Requires the global eventID space be implemented, specifically in routers and gateways. That's a single range, though, so it's only one entry in any routing tables.
Requires central allocation of the specific EventID, but this only needs to be done once.
A specific form of configuration message within the configuration protocol can be reserved for this.
The configuration protocol already has a “confirm” mechanism to signal the proper board by e.g. lighting a light. Being able to send a message back via button push, so that the configuration tool can get positive confirmation of the right board, would be useful.
The configuration protocol already has a “confirm” mechanism to signal the proper board by e.g. lighting a light. Being able to send a message back via button push, so that the configuration tool can get positive confirmation of the right board, would be useful.
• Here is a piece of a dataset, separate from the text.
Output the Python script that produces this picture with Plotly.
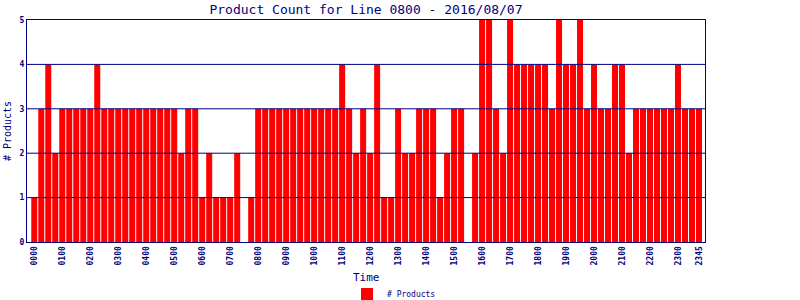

This is the only one of the four that might be able to handle multiple idents at the some time, e.g. during modular layout setup, by using the original configuration message to specify a particular return message. But it's not at all clear how to do overlapping idents in the same node.
Since the configuration protocol is point-to-point, the node with the button press needs to find out where to send the message. It's not at all clear how to solve this. It's not practical to first communicate with all nodes so they know you want to hear when their button is pressed.
A specific OpenLCB message type could be defined for this, with a specific MTI. This could then be specified to propagate as needed.
Can specify it exactly, without compromise.
MTIs are eventually a scarce resource.
Another special case in code. This is not an incredibly large issue, as simple nodes need only emit a fixed message, and routing nodes just pass it through.
The Blue/Gold configuration method is already using a single press of each button for normal operation. Multiple presses of the blue button are used to index to a particular producer or consumer. A double press of the gold button (gold, no blue, then gold again) teaches a new unique event. A long press of both buttons does a “factory reset”. A long press of the blue button removes any learn reservations.
That leaves either a short press of both buttons at the same time, or a long press of the gold button. Long presses aren't as good for something as routine as “ident”, so the short double-press is preferred.